▼
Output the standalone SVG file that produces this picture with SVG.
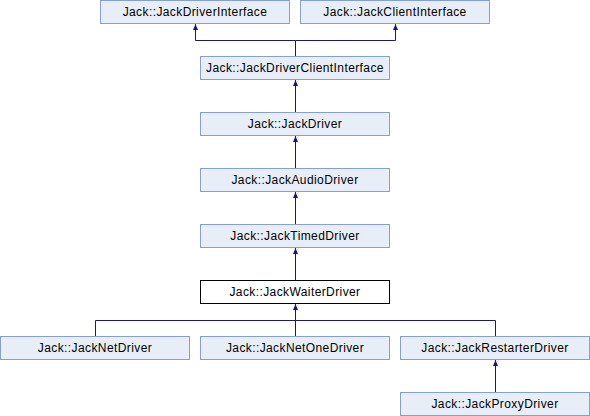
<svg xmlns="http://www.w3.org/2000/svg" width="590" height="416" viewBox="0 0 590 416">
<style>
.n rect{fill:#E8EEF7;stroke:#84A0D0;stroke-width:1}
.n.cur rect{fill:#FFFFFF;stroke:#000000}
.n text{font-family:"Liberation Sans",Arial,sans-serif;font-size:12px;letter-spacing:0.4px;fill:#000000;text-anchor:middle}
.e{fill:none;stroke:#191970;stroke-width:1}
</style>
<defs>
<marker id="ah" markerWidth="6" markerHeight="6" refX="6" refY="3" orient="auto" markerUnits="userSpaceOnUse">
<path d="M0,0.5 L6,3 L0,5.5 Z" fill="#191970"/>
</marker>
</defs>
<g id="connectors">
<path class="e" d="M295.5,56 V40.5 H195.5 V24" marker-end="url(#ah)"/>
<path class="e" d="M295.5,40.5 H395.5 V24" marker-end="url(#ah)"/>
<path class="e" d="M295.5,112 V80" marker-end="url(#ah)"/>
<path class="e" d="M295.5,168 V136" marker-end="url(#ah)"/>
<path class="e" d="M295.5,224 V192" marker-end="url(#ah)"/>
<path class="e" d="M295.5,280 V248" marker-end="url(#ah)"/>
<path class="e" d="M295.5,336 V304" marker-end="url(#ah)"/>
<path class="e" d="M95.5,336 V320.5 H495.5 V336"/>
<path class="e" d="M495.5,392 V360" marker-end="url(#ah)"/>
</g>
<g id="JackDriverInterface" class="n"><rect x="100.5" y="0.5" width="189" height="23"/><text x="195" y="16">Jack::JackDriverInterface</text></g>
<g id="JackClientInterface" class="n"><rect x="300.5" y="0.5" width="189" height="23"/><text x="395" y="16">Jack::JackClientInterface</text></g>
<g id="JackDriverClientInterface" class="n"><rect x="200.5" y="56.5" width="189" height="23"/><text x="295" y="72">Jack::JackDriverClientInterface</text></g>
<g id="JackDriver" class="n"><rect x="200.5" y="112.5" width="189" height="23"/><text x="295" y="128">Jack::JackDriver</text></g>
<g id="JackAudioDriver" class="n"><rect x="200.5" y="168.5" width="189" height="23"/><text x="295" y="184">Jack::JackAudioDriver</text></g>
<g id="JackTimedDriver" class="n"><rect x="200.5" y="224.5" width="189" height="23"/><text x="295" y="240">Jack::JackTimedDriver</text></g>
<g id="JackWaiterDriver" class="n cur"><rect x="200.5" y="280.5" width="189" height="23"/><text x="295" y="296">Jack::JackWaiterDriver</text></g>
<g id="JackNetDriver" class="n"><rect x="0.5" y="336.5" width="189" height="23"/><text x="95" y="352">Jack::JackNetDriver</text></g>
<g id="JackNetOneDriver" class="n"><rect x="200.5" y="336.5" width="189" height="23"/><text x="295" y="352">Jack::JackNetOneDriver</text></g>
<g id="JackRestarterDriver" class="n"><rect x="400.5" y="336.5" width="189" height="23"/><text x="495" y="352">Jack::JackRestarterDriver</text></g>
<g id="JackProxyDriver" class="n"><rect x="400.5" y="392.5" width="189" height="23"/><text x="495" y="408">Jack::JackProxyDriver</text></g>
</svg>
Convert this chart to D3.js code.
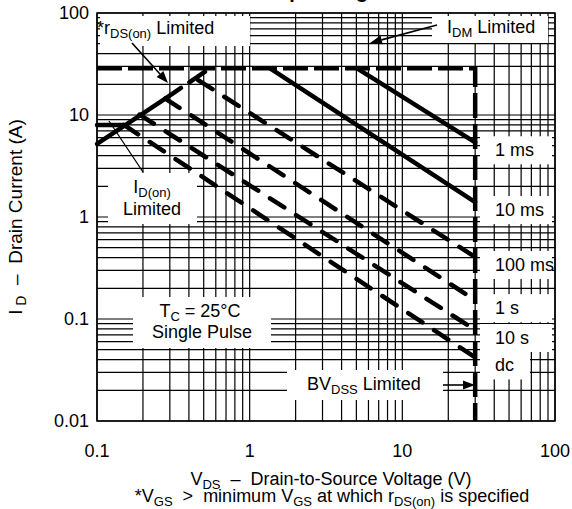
▲
Directive: Copy each line of the records precisely and drop any images they hold.

Solution to the problem:
Output the standalone SVG file that produces this picture with SVG.
<svg xmlns="http://www.w3.org/2000/svg" width="590" height="416" viewBox="0 0 590 416">
<style>
.n rect{fill:#E8EEF7;stroke:#84A0D0;stroke-width:1}
.n.cur rect{fill:#FFFFFF;stroke:#000000}
.n text{font-family:"Liberation Sans",Arial,sans-serif;font-size:12px;letter-spacing:0.4px;fill:#000000;text-anchor:middle}
.e{fill:none;stroke:#191970;stroke-width:1}
</style>
<defs>
<marker id="ah" markerWidth="6" markerHeight="6" refX="6" refY="3" orient="auto" markerUnits="userSpaceOnUse">
<path d="M0,0.5 L6,3 L0,5.5 Z" fill="#191970"/>
</marker>
</defs>
<g id="connectors">
<path class="e" d="M295.5,56 V40.5 H195.5 V24" marker-end="url(#ah)"/>
<path class="e" d="M295.5,40.5 H395.5 V24" marker-end="url(#ah)"/>
<path class="e" d="M295.5,112 V80" marker-end="url(#ah)"/>
<path class="e" d="M295.5,168 V136" marker-end="url(#ah)"/>
<path class="e" d="M295.5,224 V192" marker-end="url(#ah)"/>
<path class="e" d="M295.5,280 V248" marker-end="url(#ah)"/>
<path class="e" d="M295.5,336 V304" marker-end="url(#ah)"/>
<path class="e" d="M95.5,336 V320.5 H495.5 V336"/>
<path class="e" d="M495.5,392 V360" marker-end="url(#ah)"/>
</g>
<g id="JackDriverInterface" class="n"><rect x="100.5" y="0.5" width="189" height="23"/><text x="195" y="16">Jack::JackDriverInterface</text></g>
<g id="JackClientInterface" class="n"><rect x="300.5" y="0.5" width="189" height="23"/><text x="395" y="16">Jack::JackClientInterface</text></g>
<g id="JackDriverClientInterface" class="n"><rect x="200.5" y="56.5" width="189" height="23"/><text x="295" y="72">Jack::JackDriverClientInterface</text></g>
<g id="JackDriver" class="n"><rect x="200.5" y="112.5" width="189" height="23"/><text x="295" y="128">Jack::JackDriver</text></g>
<g id="JackAudioDriver" class="n"><rect x="200.5" y="168.5" width="189" height="23"/><text x="295" y="184">Jack::JackAudioDriver</text></g>
<g id="JackTimedDriver" class="n"><rect x="200.5" y="224.5" width="189" height="23"/><text x="295" y="240">Jack::JackTimedDriver</text></g>
<g id="JackWaiterDriver" class="n cur"><rect x="200.5" y="280.5" width="189" height="23"/><text x="295" y="296">Jack::JackWaiterDriver</text></g>
<g id="JackNetDriver" class="n"><rect x="0.5" y="336.5" width="189" height="23"/><text x="95" y="352">Jack::JackNetDriver</text></g>
<g id="JackNetOneDriver" class="n"><rect x="200.5" y="336.5" width="189" height="23"/><text x="295" y="352">Jack::JackNetOneDriver</text></g>
<g id="JackRestarterDriver" class="n"><rect x="400.5" y="336.5" width="189" height="23"/><text x="495" y="352">Jack::JackRestarterDriver</text></g>
<g id="JackProxyDriver" class="n"><rect x="400.5" y="392.5" width="189" height="23"/><text x="495" y="408">Jack::JackProxyDriver</text></g>
</svg>
Convert this chart to D3.js code.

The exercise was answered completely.